As U.S.-backed forces close in on ISIS capital Raqqa, stench of death is everywhere

Raqqa victory close
Raqqa victory close 02:47

NORTHERN SYRIA -- Under the gate to Raqqa's old city, the bodies of five dead ISIS fighters rot in the desert heat. They were killed a week ago, American-backed militiamen told CBS News' Holly Williams, one of them still wearing a suicide belt.

The stench of death is everywhere in Raqqa, and so is fear. Getting to the front line must be done at breakneck speed, to avoid lurking ISIS snipers.

There's the thud of U.S. coalition airstrikes, but Williams saw only sporadic fighting because ISIS, with as few as 250 fighters remaining in the city, is pinned down.

The body of an ISIS fighter, with a suicide belt still attached CBS News

They're in what's left of the main hospital and other buildings close by, and they have human shields.

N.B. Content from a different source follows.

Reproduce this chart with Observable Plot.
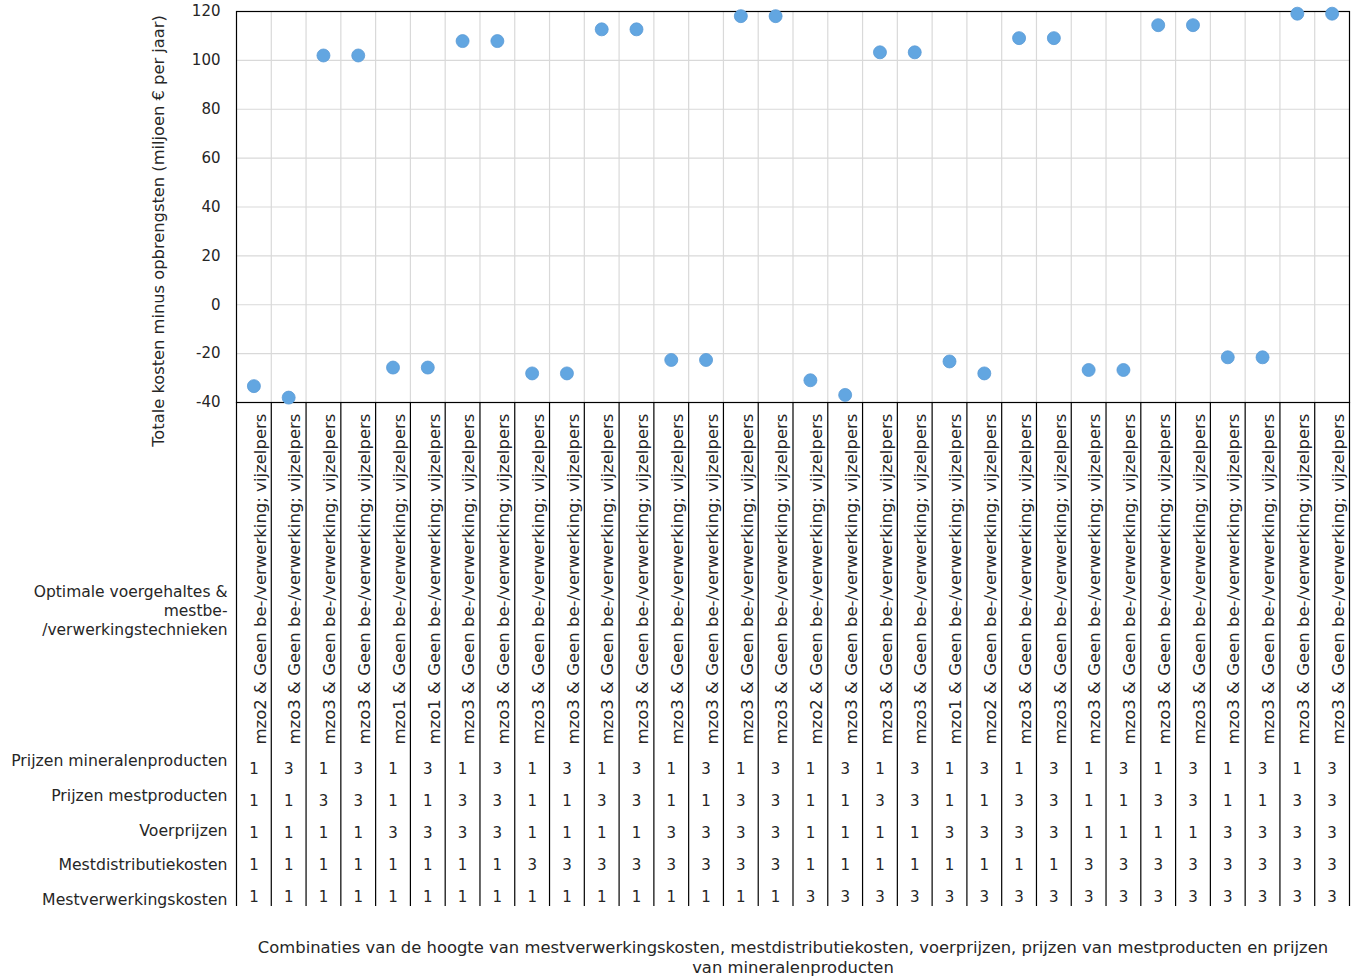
<!DOCTYPE html>
<html><head><meta charset="utf-8">
<script src="https://cdn.jsdelivr.net/npm/d3@7"></script>
<script src="https://cdn.jsdelivr.net/npm/@observablehq/plot@0.6"></script>
<style>
body{margin:0;background:#fff;}
#wrap{position:relative;width:1356px;height:979px;}
#wrap svg{position:absolute;left:0;overflow:visible;}
</style></head><body><div id="wrap"></div>
<script>
const categories = [
  "mzo2 & Geen be-/verwerking; vijzelpers","mzo3 & Geen be-/verwerking; vijzelpers",
  "mzo3 & Geen be-/verwerking; vijzelpers","mzo3 & Geen be-/verwerking; vijzelpers",
  "mzo1 & Geen be-/verwerking; vijzelpers","mzo1 & Geen be-/verwerking; vijzelpers",
  "mzo3 & Geen be-/verwerking; vijzelpers","mzo3 & Geen be-/verwerking; vijzelpers",
  "mzo3 & Geen be-/verwerking; vijzelpers","mzo3 & Geen be-/verwerking; vijzelpers",
  "mzo3 & Geen be-/verwerking; vijzelpers","mzo3 & Geen be-/verwerking; vijzelpers",
  "mzo3 & Geen be-/verwerking; vijzelpers","mzo3 & Geen be-/verwerking; vijzelpers",
  "mzo3 & Geen be-/verwerking; vijzelpers","mzo3 & Geen be-/verwerking; vijzelpers",
  "mzo2 & Geen be-/verwerking; vijzelpers","mzo3 & Geen be-/verwerking; vijzelpers",
  "mzo3 & Geen be-/verwerking; vijzelpers","mzo3 & Geen be-/verwerking; vijzelpers",
  "mzo1 & Geen be-/verwerking; vijzelpers","mzo2 & Geen be-/verwerking; vijzelpers",
  "mzo3 & Geen be-/verwerking; vijzelpers","mzo3 & Geen be-/verwerking; vijzelpers",
  "mzo3 & Geen be-/verwerking; vijzelpers","mzo3 & Geen be-/verwerking; vijzelpers",
  "mzo3 & Geen be-/verwerking; vijzelpers","mzo3 & Geen be-/verwerking; vijzelpers",
  "mzo3 & Geen be-/verwerking; vijzelpers","mzo3 & Geen be-/verwerking; vijzelpers",
  "mzo3 & Geen be-/verwerking; vijzelpers","mzo3 & Geen be-/verwerking; vijzelpers"
];
const values = [-33.3,-38.0,102,102,-25.7,-25.7,107.9,107.9,-28.1,-28.1,112.7,112.7,-22.6,-22.6,118.1,118.1,
  -30.9,-36.9,103.3,103.3,-23.2,-28.1,109.1,109.1,-26.7,-26.7,114.4,114.4,-21.5,-21.5,119.1,119.1];
const rowLabels = ["Prijzen mineralenproducten","Prijzen mestproducten","Voerprijzen","Mestdistributiekosten","Mestverwerkingskosten"];
const mineralen   = [1,3,1,3,1,3,1,3,1,3,1,3,1,3,1,3,1,3,1,3,1,3,1,3,1,3,1,3,1,3,1,3];
const mestprod    = [1,1,3,3,1,1,3,3,1,1,3,3,1,1,3,3,1,1,3,3,1,1,3,3,1,1,3,3,1,1,3,3];
const voer        = [1,1,1,1,3,3,3,3,1,1,1,1,3,3,3,3,1,1,1,1,3,3,3,3,1,1,1,1,3,3,3,3];
const distributie = [1,1,1,1,1,1,1,1,3,3,3,3,3,3,3,3,1,1,1,1,1,1,1,1,3,3,3,3,3,3,3,3];
const verwerking  = [1,1,1,1,1,1,1,1,1,1,1,1,1,1,1,1,3,3,3,3,3,3,3,3,3,3,3,3,3,3,3,3];
const yTicks = [-40,-20,0,20,40,60,80,100,120];
const yTitle = "Totale kosten minus opbrengsten (miljoen € per jaar)";
const optLabel = "Optimale voergehaltes &\nmestbe-\n/verwerkingstechnieken";
const xTitle = "Combinaties van de hoogte van mestverwerkingskosten, mestdistributiekosten, voerprijzen, prijzen van mestproducten en prijzen\nvan mineralenproducten";

const font = "Verdana, 'DejaVu Sans', sans-serif";
const W = 1356, n = categories.length;
const rowData = [mineralen, mestprod, voer, distributie, verwerking];
const cells = [];
rowData.forEach((arr, r) => arr.forEach((v, i) => cells.push({i, row: rowLabels[r], v})));
const bounds = d3.range(0, n + 1);
const ink = "#262626";

const chart = Plot.plot({
  width: W, height: 405, marginTop: 11, marginBottom: 3, marginLeft: 236, marginRight: 7,
  style: {background: "transparent", fontFamily: font, fontSize: "15px", color: ink, overflow: "visible"},
  x: {domain: [0, n], axis: null},
  y: {domain: [-40, 120], ticks: yTicks, tickFormat: d => String(d), tickSize: 0, tickPadding: 16, label: null},
  marks: [
    Plot.ruleY(yTicks, {stroke: "#d9d9d9", strokeWidth: 1.2}),
    Plot.ruleX(bounds.slice(1, n), {stroke: "#d9d9d9", strokeWidth: 1.2}),
    Plot.frame({stroke: "#000", strokeWidth: 1.2}),
    Plot.dot(values, {x: (d, i) => i + 0.5, y: d => d, r: 6.5, fill: "#62a6e1", stroke: "#5b9bd5", strokeWidth: 0.8}),
    Plot.text([yTitle], {text: d => d, frameAnchor: "left", textAnchor: "middle", dx: -78, dy: 24, rotate: -90, fontSize: 16.3, fill: ink})
  ]
});
chart.style.top = "0px";

const table = Plot.plot({
  width: W, height: 577, marginTop: 0, marginBottom: 73, marginLeft: 236, marginRight: 7,
  style: {background: "transparent", fontFamily: font, fontSize: "15px", color: ink, overflow: "visible"},
  x: {domain: [0, n], axis: null},
  y: {type: "point", domain: rowLabels, range: [366, 495], padding: 0, axis: null},
  marks: [
    Plot.ruleX(bounds, {stroke: "#000", strokeWidth: 1.2}),
    Plot.text(categories, {x: (d, i) => i + 0.5, text: d => d, frameAnchor: "top", dy: 342, rotate: -90, textAnchor: "start", fontSize: 16.5, fill: ink}),
    Plot.text(cells, {x: d => d.i + 0.5, y: "row", text: d => String(d.v), fontSize: 15, fill: ink}),
    Plot.text([rowLabels.join("\n")], {text: d => d, frameAnchor: "top-left", dx: -9, dy: 422, textAnchor: "end", lineAnchor: "middle", lineHeight: 2.2, fontSize: 15.7, fill: ink}),
    Plot.text([optLabel], {text: d => d, frameAnchor: "top-left", dx: -9, dy: 207.5, textAnchor: "end", lineAnchor: "middle", lineHeight: 1.2, fontSize: 15.5, fill: ink}),
    Plot.text([xTitle], {text: d => d, frameAnchor: "bottom", dy: 50, lineAnchor: "middle", lineHeight: 1.25, fontSize: 16.4, fill: ink})
  ]
});
table.style.top = "402px";

const wrap = document.getElementById("wrap");
wrap.appendChild(table);
wrap.appendChild(chart);
</script></body></html>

In this broken city, it's thought there are still around 2,000 civilians.

America's allies on the ground are out for revenge -- and many have lost family members to ISIS.

And with them is an American volunteer, Mike Hogan from Phoenix, Arizona, who was a waiter before he went to Syria six months ago.

Mike Hogan, right, and Holly Williams CBS News

"Have you killed any ISIS fighters during the action that you've seen?" Williams asked him.

"No. Between you and me, I'm hoping to," he said. "I've had friends die here … I want to get even before I get out of here."

They've already retaken Clock Tower Circle, where ISIS acted out its perverted version of Islam. It used to be a landmark in a peaceful city, but ISIS turned it into a killing field.

Hasan Sherif CBS News

Hasan Sherif, a taxi driver who just escaped from the city, told Williams about the Yazidi women -- a religious minority -- captured by ISIS as sex slaves and auctioned off in the middle of the city.

"They'd shout '100 dollars for this one,'" he said "They did it to terrify us, to show they could do it to us if we didn't obey them."

There have been 75 U.S. coalition air strikes in the last two days alone, according to a senior U.S. official, preparing the ground for a final assault on Raqqa.